QUESTION I I would like to understand more about syndesmosis fixation please. I remember seeing screws for fixation and then patients had to have them removed. I recently had a patient with a “tightrope” fixation with no plans for any removal. Can you please explain the differences in fixation for the syndesmosis and how they are treated differently?
Background: The syndesmosis consists of the ligamentous structures that connect the distal tibia to the fibula and keep the fibula in the incisura fibularis. These structures include the Anterior Inferior Tib-Fib ligament (AITFL), the Posterior Inferior Tib-Fib ligament (PITFL), Interosseous Ligament (IOL) and the interosseous membrane (IOM). A rupture of these structures, even without fracture of the fibula, can result in instability between the tibia and fibula and allow lateral movement of the talus. Studies have shown that with as little as 1mm of lateral displacement of the fibular, the tibiotalar contact area available for weight bearing is reduced by 42%. A lack of anatomic reduction of the syndesmosis can result in increased stresses across the joint, resulting in early degeneration or arthritis.
Fixation: With an acute syndesmosis rupture, surgical strategy involves reducing the fibula to its proper relationship to the tibia, and fixing the position. The traditional fixation for a syndesmosis was screw fixation. A screw would fix the position of the fibula to the tibia to allow the ligaments to heal. After adequate healing of the ligaments, around three months, the screw is removed to allow the natural micromotion of the ankle joint again. Screw fixation is still commonly used. Screw fixation is reliable in holding the reduction of the syndesmosis. A theoretical disadvantage is that the construct is too stiff and non-physiologic. A further disadvantage is that a second surgery is usually needed to allow more natural movements. During recovery the screw or screws may break.
More recently a suture button fixation has been used and has gained popularity. The fixation is flexible with multiple strands of non-breakable suture across the joint. The theoretical advantages are that suture fixation allows for more physiologic motion between the tibia and fibula. Because the construct is flexible, most surgeons leave the fixation in place avoiding the need of a second surgery. Studies have shown that the suture fixation is similar in strength to screw fixation.

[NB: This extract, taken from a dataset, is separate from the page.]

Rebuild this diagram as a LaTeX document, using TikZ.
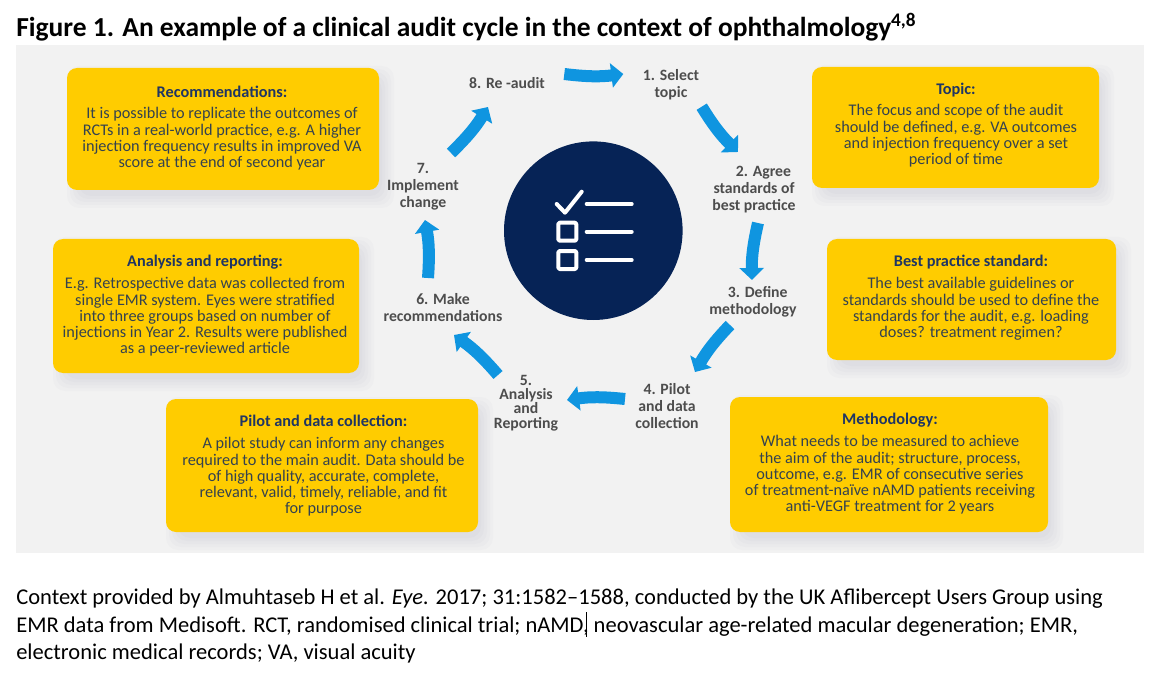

With either screw fixation, or suture fixation, the post-operative instructions are usually similar. Treatment usually involves non-weightbearing with Camboot immobilisation for six weeks, followed by weight bearing in a Camboot for four weeks. Ankle motion is commenced at six weeks after surgery and progression with strengthening and return to activities after three months from surgery. The main difference in treatment is that the tightrope is often left in place, while screws are usually removed by a second operation at three months from surgery.